QUOTE(Hansel @ Nov 3 2010, 12:11 PM)
Dario, apologies, I just saw this posting.
No, I'm afraid I don't think it is as simple as : it is the duty of the Dev to 'get it executed within the prescribed period (21 Days)'. I distinctly recalled seeing in the SPA and in the MOT too, I think, that the Dev asked for this and that which gave a lot of problems to the purchasers, hence forcing the purchasers into a corner.
Then the process of MOT gets dragged over 2 or 3 years, instead of, sorry to disagree politely, that 21 Days that you mentioned. It is not as simple as that.

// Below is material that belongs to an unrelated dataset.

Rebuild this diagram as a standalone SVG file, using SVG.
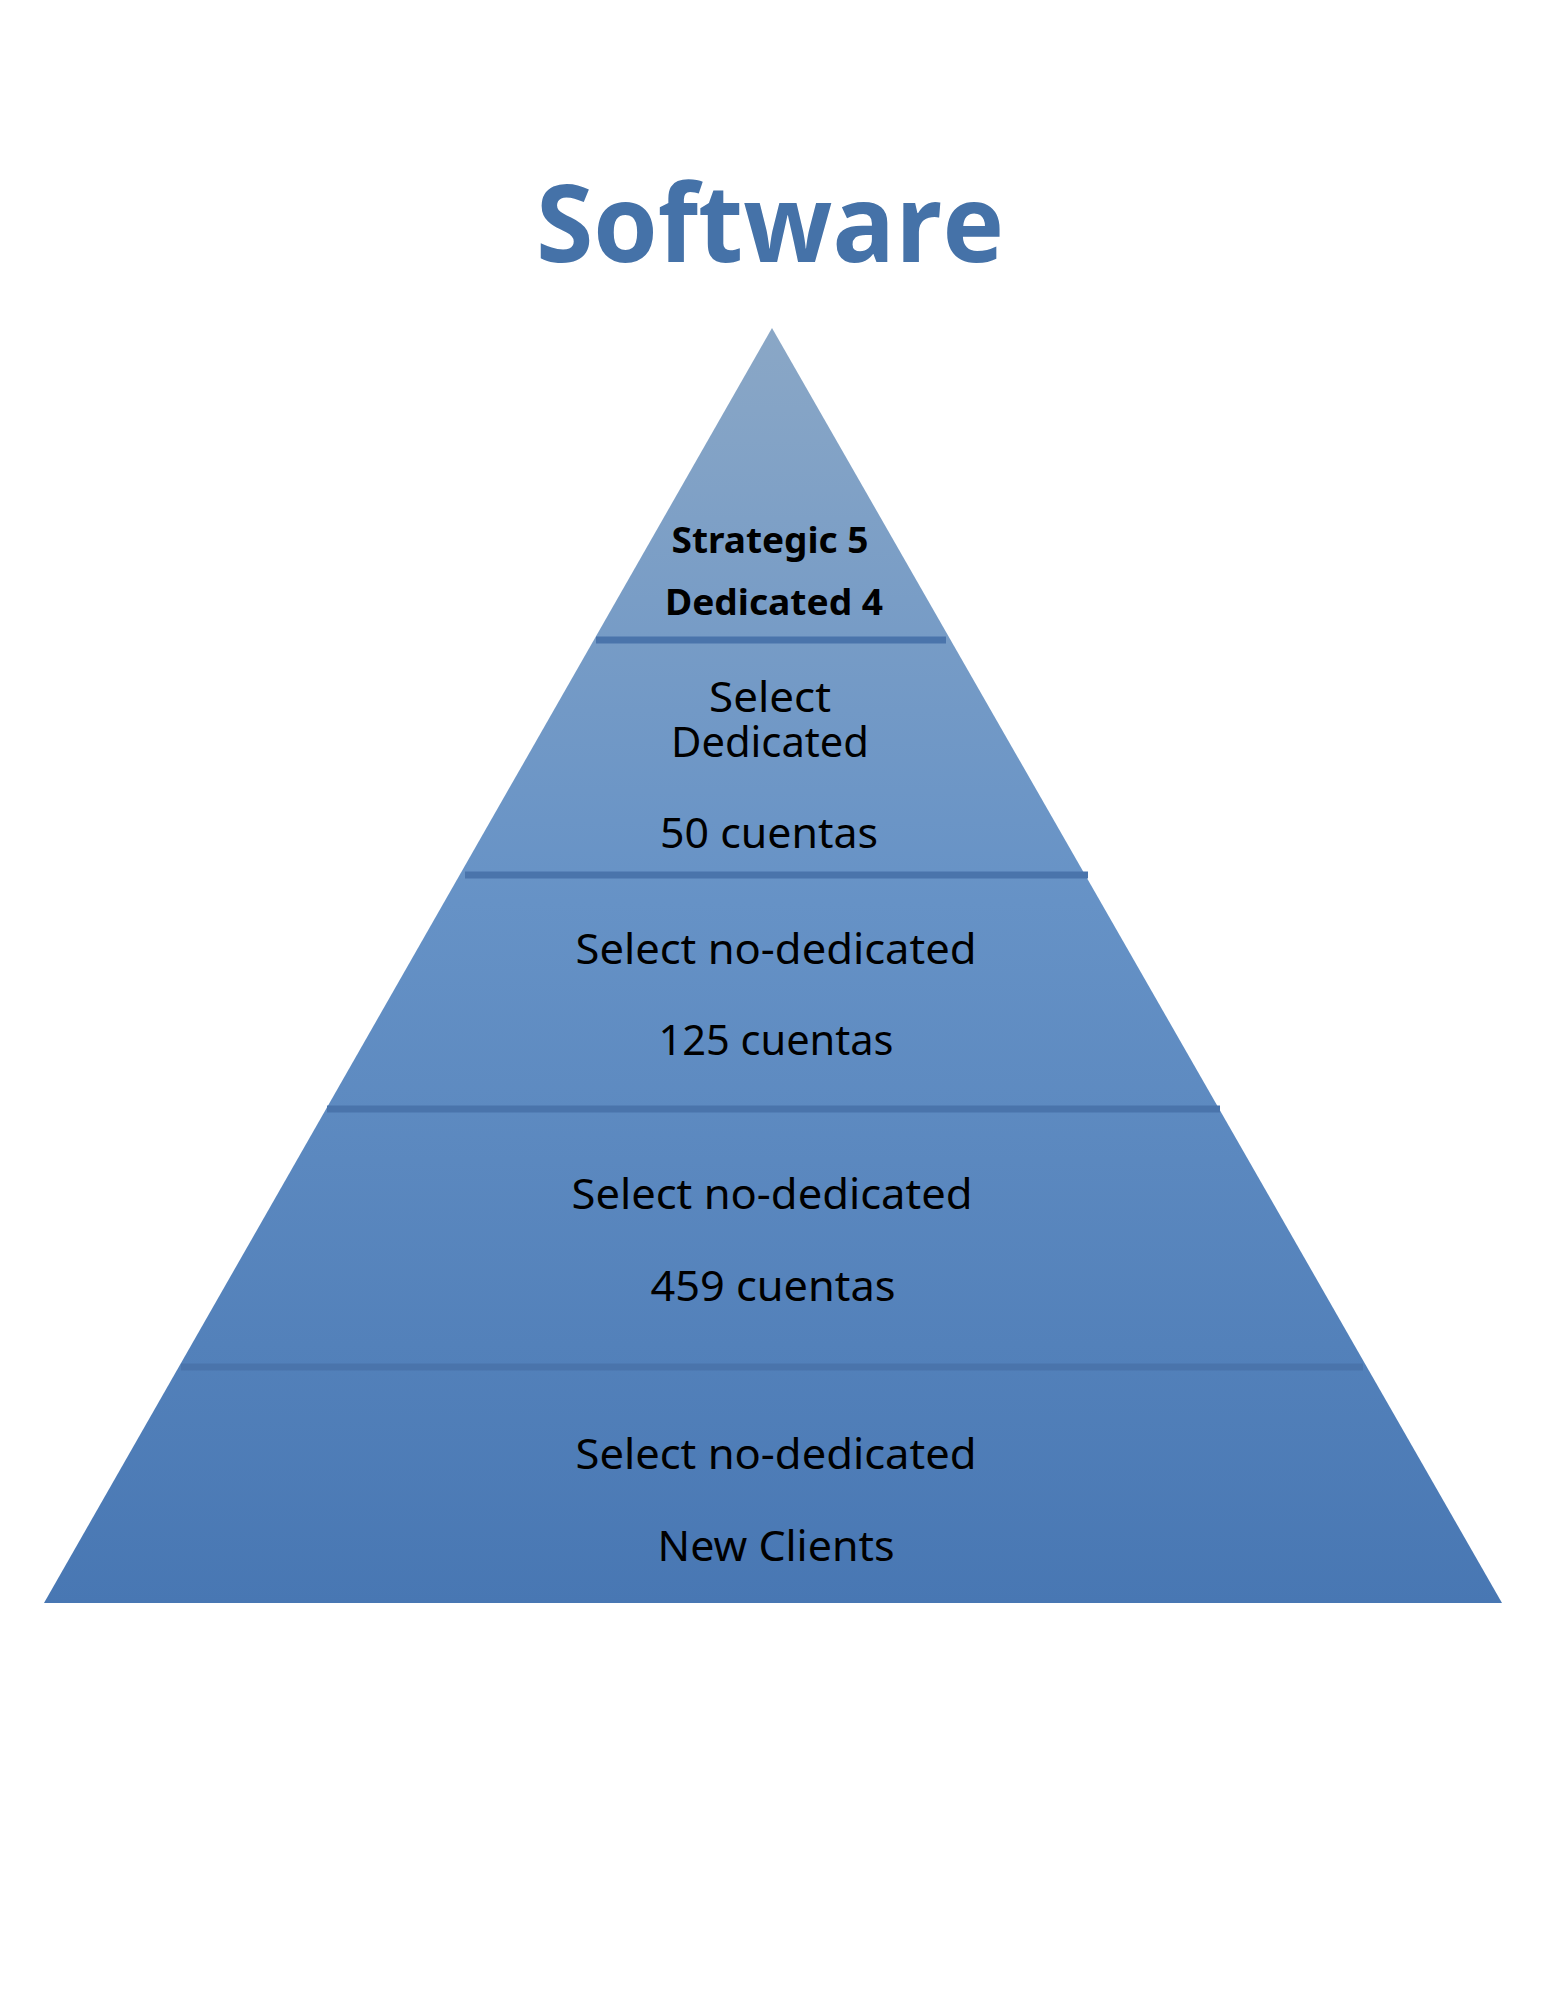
<svg xmlns="http://www.w3.org/2000/svg" width="1545" height="2000" viewBox="0 0 1545 2000">
  <style>
    .title { font-family: "Open Sans", "Noto Sans", "Liberation Sans", sans-serif; font-weight: 700; font-size: 107px; fill: #4572a8; }
    .lbl { font-family: "Noto Sans", "Open Sans", "Liberation Sans", sans-serif; font-size: 42px; fill: #000; }
    .bold { font-family: "Noto Sans", "Open Sans", "Liberation Sans", sans-serif; font-size: 35px; font-weight: 700; fill: #000; }
    .div { stroke: #4a74ab; stroke-width: 7; fill: none; }
  </style>
  <defs>
    <linearGradient id="pg" x1="0" y1="0" x2="0" y2="1">
      <stop offset="0" stop-color="#8aa7c6"/>
      <stop offset="0.45" stop-color="#6692c6"/>
      <stop offset="1" stop-color="#4877b3"/>
    </linearGradient>
  </defs>
  <rect width="1545" height="2000" fill="#ffffff"/>
  <g id="title">
    <text class="title" x="770" y="262" text-anchor="middle" textLength="468" lengthAdjust="spacingAndGlyphs">Software</text>
  </g>
  <g id="pyramid">
    <polygon points="772,328 1502,1603 44,1603" fill="url(#pg)"/>
  </g>
  <g id="connectors">
    <line class="div" x1="596" y1="640" x2="946" y2="640"/>
    <line class="div" x1="465" y1="875" x2="1088" y2="875"/>
    <line class="div" x1="327" y1="1109" x2="1220" y2="1109"/>
    <line class="div" x1="181" y1="1367" x2="1363" y2="1367"/>
  </g>
  <g id="tier1">
    <text class="bold" x="770" y="553" text-anchor="middle" textLength="197" lengthAdjust="spacingAndGlyphs">Strategic 5</text>
    <text class="bold" x="774" y="615" text-anchor="middle" textLength="218" lengthAdjust="spacingAndGlyphs">Dedicated 4</text>
  </g>
  <g id="tier2">
    <text class="lbl" x="770" y="712" text-anchor="middle" textLength="122" lengthAdjust="spacingAndGlyphs">Select</text>
    <text class="lbl" x="770" y="757" text-anchor="middle" textLength="198" lengthAdjust="spacingAndGlyphs">Dedicated</text>
    <text class="lbl" x="769" y="848" text-anchor="middle" textLength="218" lengthAdjust="spacingAndGlyphs">50 cuentas</text>
  </g>
  <g id="tier3">
    <text class="lbl" x="776" y="964" text-anchor="middle" textLength="401" lengthAdjust="spacingAndGlyphs">Select no-dedicated</text>
    <text class="lbl" x="776" y="1055" text-anchor="middle" textLength="235" lengthAdjust="spacingAndGlyphs">125 cuentas</text>
  </g>
  <g id="tier4">
    <text class="lbl" x="772" y="1209" text-anchor="middle" textLength="401" lengthAdjust="spacingAndGlyphs">Select no-dedicated</text>
    <text class="lbl" x="773" y="1301" text-anchor="middle" textLength="245" lengthAdjust="spacingAndGlyphs">459 cuentas</text>
  </g>
  <g id="tier5">
    <text class="lbl" x="776" y="1469" text-anchor="middle" textLength="401" lengthAdjust="spacingAndGlyphs">Select no-dedicated</text>
    <text class="lbl" x="776" y="1561" text-anchor="middle" textLength="237" lengthAdjust="spacingAndGlyphs">New Clients</text>
  </g>
</svg>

There were very specific terms in the SPA and in the MOT that "caught the purchasers". If such terms are already in the SPA and in the MOT, how is it that the Dev is open to penalisation ? Appreciated your opinions.
Hansel,
Here's the provision of the law:
HOUSING DEVELOPMENT (CONTROL AND LICENSING) REGULATIONS 1989
Section 11. Contract of sale.
11. (1) Every contract of sale for the sale and purchase of a housing accommodation together with the subdivisional portion of land appurtenant thereto
shall be in the form prescribed in Schedule G and where the contract of sale is for the sale and purchase of a housing accommodation in a subdivided building in the form of a parcel of a building or land intended for subdivision into parcels, as the case may be, it
shall be in the form prescribed in Schedule H.
[emphasis own]
Here's the explanation:
The Developer must follow the template agreement in Schedule G or H, as the case may be, and cannot amend or modify the template agreement. That is why when they say that agreements are 'standard' documents, it doesn't ring much true when it comes to property purchased from developers.

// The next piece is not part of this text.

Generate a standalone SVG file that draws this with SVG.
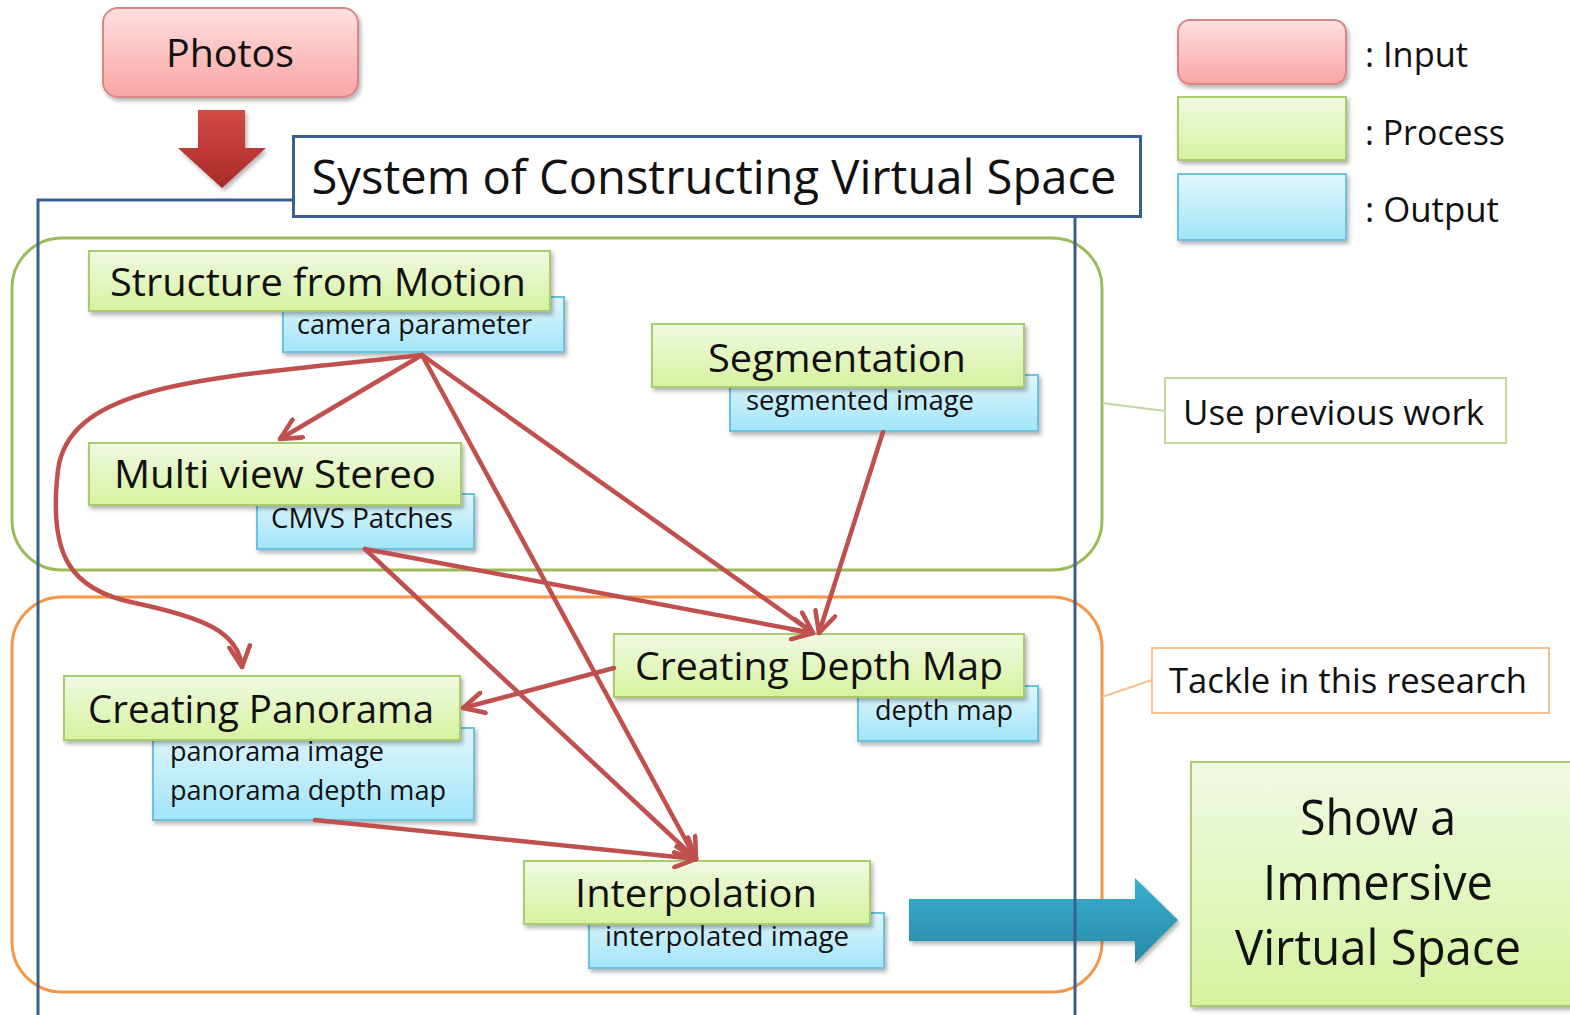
<svg xmlns="http://www.w3.org/2000/svg" width="1570" height="1015" viewBox="0 0 1570 1015">
<defs>
<linearGradient id="gIn" x1="0" y1="0" x2="0" y2="1"><stop offset="0" stop-color="#FFDFDF"/><stop offset="1" stop-color="#F9A5A3"/></linearGradient>
<linearGradient id="gPr" x1="0" y1="0" x2="0" y2="1"><stop offset="0" stop-color="#F0F9E2"/><stop offset="1" stop-color="#D6F29F"/></linearGradient>
<linearGradient id="gOut" x1="0" y1="0" x2="0" y2="1"><stop offset="0" stop-color="#E0F6FC"/><stop offset="1" stop-color="#A2E4F9"/></linearGradient>
<linearGradient id="gRed" x1="0" y1="0" x2="0" y2="1"><stop offset="0" stop-color="#D44A46"/><stop offset="1" stop-color="#A82A28"/></linearGradient>
<linearGradient id="gBlue" x1="0" y1="0" x2="0" y2="1"><stop offset="0" stop-color="#37B0D0"/><stop offset="1" stop-color="#2A88A6"/></linearGradient>
<filter id="sh" x="-10%" y="-10%" width="120%" height="130%"><feDropShadow dx="2" dy="3" stdDeviation="2" flood-color="#000" flood-opacity="0.3"/></filter>
<marker id="ah" viewBox="0 0 12 12" refX="11" refY="6" markerWidth="5.5" markerHeight="5.5" orient="auto" markerUnits="strokeWidth">
<path d="M1,1 L11,6 L1,11" fill="none" stroke="#C0504D" stroke-width="2.2" stroke-linecap="round" stroke-linejoin="round"/>
</marker>
<style>
text{font-family:"Open Sans","Noto Sans","Liberation Sans",sans-serif;fill:#111}
.in{fill:url(#gIn);stroke:#D98684;stroke-width:2;filter:url(#sh)}
.pr{fill:url(#gPr);stroke:#A9CD6D;stroke-width:2;filter:url(#sh)}
.out{fill:url(#gOut);stroke:#6CC3DF;stroke-width:2;filter:url(#sh)}
.big{font-size:38px}
.sm{font-size:27px}
.leg{font-size:34px}
.con{fill:none;stroke:#C0504D;stroke-width:4.5;stroke-linecap:round;marker-end:url(#ah)}
.frame{fill:none;stroke:#3B5E8E;stroke-width:3}
</style>
</defs>
<rect width="1570" height="1015" fill="#fff"/>

<g id="containers">
<rect x="12" y="238" width="1090" height="332" rx="50" fill="none" stroke="#9BBB59" stroke-width="3"/>
<rect x="12" y="597" width="1090" height="395" rx="50" fill="none" stroke="#F79646" stroke-width="3"/>
<line x1="1102" y1="403" x2="1165" y2="411" stroke="#C3D69B" stroke-width="2"/>
<line x1="1102" y1="697" x2="1152" y2="680" stroke="#FAC090" stroke-width="2"/>
</g>

<g id="output-arrow">
<polygon points="909,899 1135,899 1135,878 1178,920 1135,963 1135,941 909,941" fill="url(#gBlue)" filter="url(#sh)"/>
</g>

<g id="system-frame">
<polyline class="frame" points="38,1015 38,200 293,200"/>
<line class="frame" x1="1075" y1="217" x2="1075" y2="1015"/>
<rect x="293.5" y="136.5" width="847" height="80" fill="#fff" stroke="#3B5E8E" stroke-width="3"/>
<text x="714" y="194" font-size="48" text-anchor="middle" textLength="805" lengthAdjust="spacingAndGlyphs">System of Constructing Virtual Space</text>
</g>

<g id="photos">
<rect class="in" x="103" y="8" width="255" height="89" rx="15"/>
<text x="230" y="67" font-size="38" text-anchor="middle" textLength="128" lengthAdjust="spacingAndGlyphs">Photos</text>
</g>
<g id="photos-arrow">
<polygon points="198,110 245,110 245,148 266,148 222,188 178,148 198,148" fill="url(#gRed)" filter="url(#sh)"/>
</g>

<g id="legend">
<rect class="in" x="1178" y="20" width="168" height="64" rx="12"/>
<rect class="pr" x="1178" y="97" width="168" height="63"/>
<rect class="out" x="1178" y="174" width="168" height="66"/>
<text class="leg" x="1365" y="67" textLength="103" lengthAdjust="spacingAndGlyphs">: Input</text>
<text class="leg" x="1365" y="145" textLength="140" lengthAdjust="spacingAndGlyphs">: Process</text>
<text class="leg" x="1365" y="222" textLength="134" lengthAdjust="spacingAndGlyphs">: Output</text>
</g>

<g id="note-previous">
<rect x="1165" y="378" width="341" height="65" fill="#fff" stroke="#C3D69B" stroke-width="2"/>
<text class="leg" x="1183" y="425" textLength="301" lengthAdjust="spacingAndGlyphs">Use previous work</text>
</g>
<g id="note-research">
<rect x="1152" y="648" width="397" height="65" fill="#fff" stroke="#FAC090" stroke-width="2"/>
<text class="leg" x="1169" y="693" textLength="358" lengthAdjust="spacingAndGlyphs">Tackle in this research</text>
</g>

<g id="sfm">
<rect class="out" x="283" y="297" width="281" height="55"/>
<text class="sm" x="297" y="334" textLength="235" lengthAdjust="spacingAndGlyphs">camera parameter</text>
<rect class="pr" x="89" y="251" width="461" height="60"/>
<text class="big" x="110" y="296" textLength="416" lengthAdjust="spacingAndGlyphs">Structure from Motion</text>
</g>

<g id="segmentation">
<rect class="out" x="730" y="375" width="308" height="56"/>
<text class="sm" x="746" y="410" textLength="228" lengthAdjust="spacingAndGlyphs">segmented image</text>
<rect class="pr" x="652" y="324" width="372" height="63"/>
<text class="big" x="708" y="372" textLength="258" lengthAdjust="spacingAndGlyphs">Segmentation</text>
</g>

<g id="mvs">
<rect class="out" x="257" y="494" width="217" height="55"/>
<text class="sm" x="271" y="528" textLength="182" lengthAdjust="spacingAndGlyphs">CMVS Patches</text>
<rect class="pr" x="89" y="443" width="372" height="62"/>
<text class="big" x="114" y="488" textLength="322" lengthAdjust="spacingAndGlyphs">Multi view Stereo</text>
</g>

<g id="depthmap">
<rect class="out" x="858" y="686" width="180" height="55"/>
<text class="sm" x="875" y="720" textLength="138" lengthAdjust="spacingAndGlyphs">depth map</text>
<rect class="pr" x="614" y="634" width="410" height="63"/>
<text class="big" x="635" y="680" textLength="368" lengthAdjust="spacingAndGlyphs">Creating Depth Map</text>
</g>

<g id="panorama">
<rect class="out" x="153" y="728" width="321" height="92"/>
<text class="sm" x="170" y="761" textLength="214" lengthAdjust="spacingAndGlyphs">panorama image</text>
<text class="sm" x="170" y="800" textLength="276" lengthAdjust="spacingAndGlyphs">panorama depth map</text>
<rect class="pr" x="64" y="676" width="396" height="64"/>
<text class="big" x="88" y="723" textLength="346" lengthAdjust="spacingAndGlyphs">Creating Panorama</text>
</g>

<g id="interpolation">
<rect class="out" x="589" y="913" width="295" height="55"/>
<text class="sm" x="605" y="946" textLength="244" lengthAdjust="spacingAndGlyphs">interpolated image</text>
<rect class="pr" x="524" y="861" width="346" height="63"/>
<text class="big" x="575" y="907" textLength="242" lengthAdjust="spacingAndGlyphs">Interpolation</text>
</g>

<g id="show">
<rect class="pr" x="1191" y="762" width="392" height="244"/>
<text x="1378" y="835" font-size="50" text-anchor="middle" textLength="156" lengthAdjust="spacingAndGlyphs">Show a</text>
<text x="1378" y="900" font-size="50" text-anchor="middle" textLength="230" lengthAdjust="spacingAndGlyphs">Immersive</text>
<text x="1378" y="965" font-size="50" text-anchor="middle" textLength="286" lengthAdjust="spacingAndGlyphs">Virtual Space</text>
</g>

<g id="connectors">
<line class="con" x1="422" y1="355" x2="280" y2="439"/>
<path class="con" d="M422,355 C220,378 70,380 58,470 C48,555 70,590 135,603 C205,618 238,632 242,667"/>
<line class="con" x1="422" y1="355" x2="813" y2="633"/>
<line class="con" x1="422" y1="355" x2="696" y2="859"/>
<line class="con" x1="883" y1="432" x2="819" y2="633"/>
<line class="con" x1="365" y1="549" x2="813" y2="633"/>
<line class="con" x1="365" y1="549" x2="696" y2="859"/>
<line class="con" x1="614" y1="668" x2="463" y2="708"/>
<line class="con" x1="315" y1="820" x2="696" y2="859"/>
</g>
</svg>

The word 'shall' is mandatory. It is as simple as that
Coming back to your situation, are you sure that there is such a clause, as it would amount to a variation/modification of the template agreement, and that is clearly contrary to law. Not only will the developer be in hot soup, but the lawyer as well.
That is why I think the situation in your case is not probable. The risk is too high. Why would the developer want to risk themselves by modifying the clause, when at the end of the day, then can just delay applying for the individual title? So many projects are still without individual titles after even 20 years, with the developer still very much active in other projects. Any action taken against them? Your guess is as good as mine.
Are you sure of the facts of the case or are you second guessing. Try to get a copy of the agreement and post it here.
Would make for interesting reading.
Thanks for contributing to the thread.